Injusto também é o Minha Casa Minha Vida através de construtoras. Deveria ser apenas através de entidades idôneas que já trabalhavam com os sem-casa. As 20 famílias do Assentamento Pastorinhas, do MST, em Brumadinho (MG), por exemplo, receberam R$ 9.700,00 para construir suas casas na agrovila do assentamento. Reuniram mais uns R$5.000,00 e fizeram 20 casas grandes, bonitas e espaçosas. Isso demonstra que através de autoconstrução ou em mutirão se pode construir muito mais casas com pouco dinheiro. No Minha Casa Minha Vida, quem mais ganha com a construção das casas, via construtoras, são as próprias construtoras.
“Qual a saída para as famílias que não têm onde morar?”, me perguntam muitos sem-teto. Respondo: Mágica não existe. Não há saída fácil. Não dá para dar um jeitinho. O caminho correto a ser trilhado é se unir, se organizar e partir para a luta coletiva. Dizem que se ficar, o bicho come. Se correr, o bicho pega. Mas quando se une, se organiza e se parte para a luta, o bicho some.
Assim, expulsamos os opressores dos pobres. A experiência das cinco ocupações, citadas acima, demonstra que quase duas mil famílias, na luta e na raça, se libertaram da cruz do aluguel e da humilhação da vida de favor.
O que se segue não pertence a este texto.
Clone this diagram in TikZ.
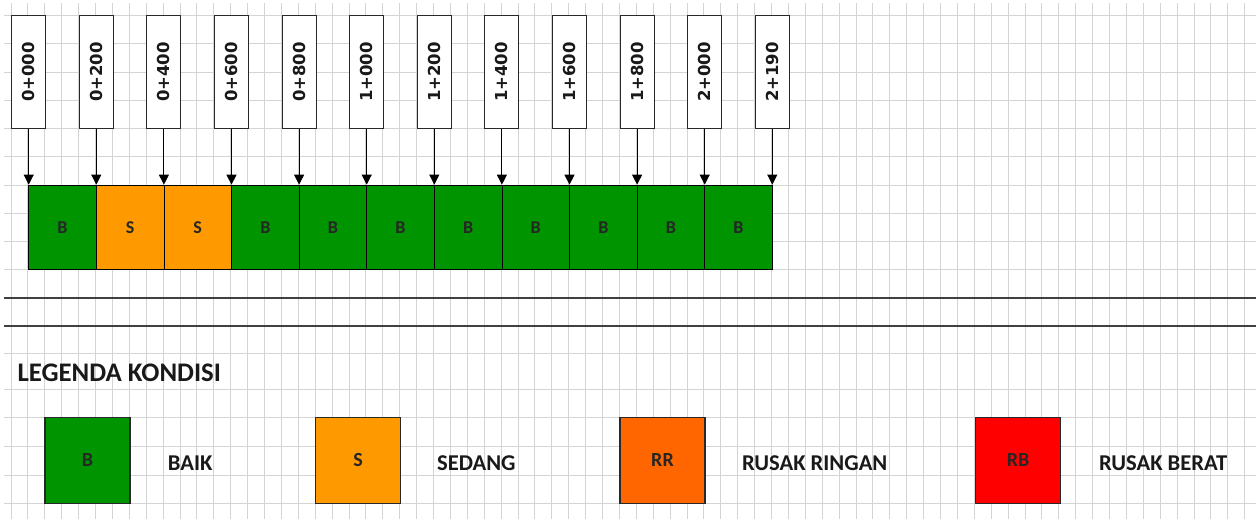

Estão construindo suas casas, na luta, na raça, com garra e fé no Deus da vida, em si mesmos e nos/as companheiros/as. Quem continuar lutando sozinho será morto aos poucos. Não nascemos para viver em-pregado, ganhando só um salário mínimo, que é só o sal para renovar as energias e continuar sendo sugado pelos capitalistas e pelo deus mercado. Não! Nascemos para sermos livres e emancipados! Ser livre é difícil, mas é necessário e possível! Jamais os opressores podem libertar os oprimidos. Somente os oprimidos, em comunhão, se libertam. Temos que fortalecer o sentimento de pertencimento à classe trabalhadora, que é oprimida pela classe dominante.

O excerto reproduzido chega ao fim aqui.